Rifondazione ha cercato di ricostruire la protesta sociale allargandone i contenuti radical-democratici, collegandola sempre più organicamente ai movimenti e alle aree culturali che si erano formate sull'onda delle lotte per i diritti civili e del femminismo, secondo una direzione strategica che nasce da Ingrao e che il vecchio PCI cercò di perseguire sin all'ultimo Berlinguer. I dati numerici, soprattutto elettorali dimostrano che non è una scelta vincente. Non si può pensare di rilanciare le lotte popolari al capitalismo radicalizzandone gli orientamenti libertari. Su queste basi ci si rivolge a settori sociali e al tessuto culturale che è pienamente omogeneo al sistema capitalistico, oppure è del tutto indifferente alla politica e a qualsiasi forma di impegno.

Si tratta di gruppi ed aree che o non ti ascoltano per partito preso, o votano Segni, oppure preferiscono andare al mare piuttosto che recarsi alle urne, per non parlare delle manifestazioni di piazza.

D'altra parte l'esperimento l'aveva già fatto il PCI di Berlinguer, imbarcando nelle proprie liste elettorali tutta una serie di personaggi indipendenti e democratici che ora si trovano sul fronte opposto.
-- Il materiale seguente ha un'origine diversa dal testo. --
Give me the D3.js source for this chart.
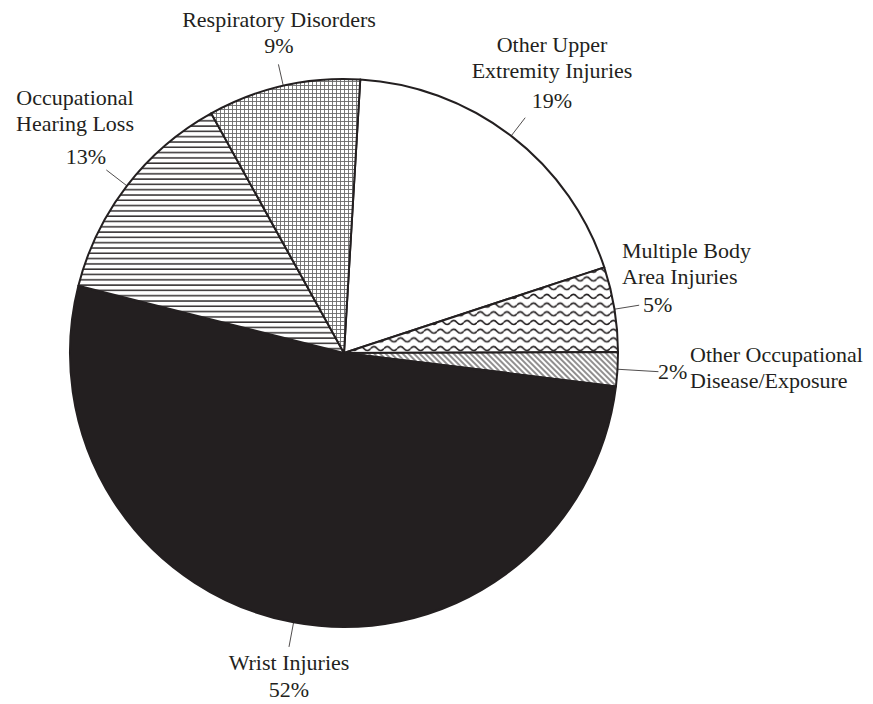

Spaventa, attualmente ministro di Ciampi, non era senatore della Sinistra indipendente nel 1976?

Facciamo notare agli amici comunisti che forse esiste nel paese tutta una fascia di lavoratori, pensionati e piccoli artigiani che sono disposti a riprendere lo scontro con il potere economico, ma non accettano un eccesso di tolleranza con drogati e spacciatori, né pensano che si debbano accettare a scatola chiusa gli attuali costumi sessuali che penalizzano la famiglia.

Sono settori sociali animati da una più o meno chiara visione etico-morale della vita e della società, che potrebbero anche essere sensibili alle sirene populiste e ai modi spicci di Bossi. Li vogliamo recuperare senza spaventarli con la storia idiota dello spinello libero, che storicamente ha sempre tirato la volata a Pannella e a Rutelli?!

Inutile pensare che coniugando lotte operaie e spinello si possano chiamare a raccolta i fusi del sabato sera! Stimo troppo sia Libertini che Cossutta per non invitarli a riflettere su questo problema, ricordando anche quanto ebbe occasione di affermare Pasolini -che di vizio se ne intendeva- dopo la vittoria di Pirro sul divorzio!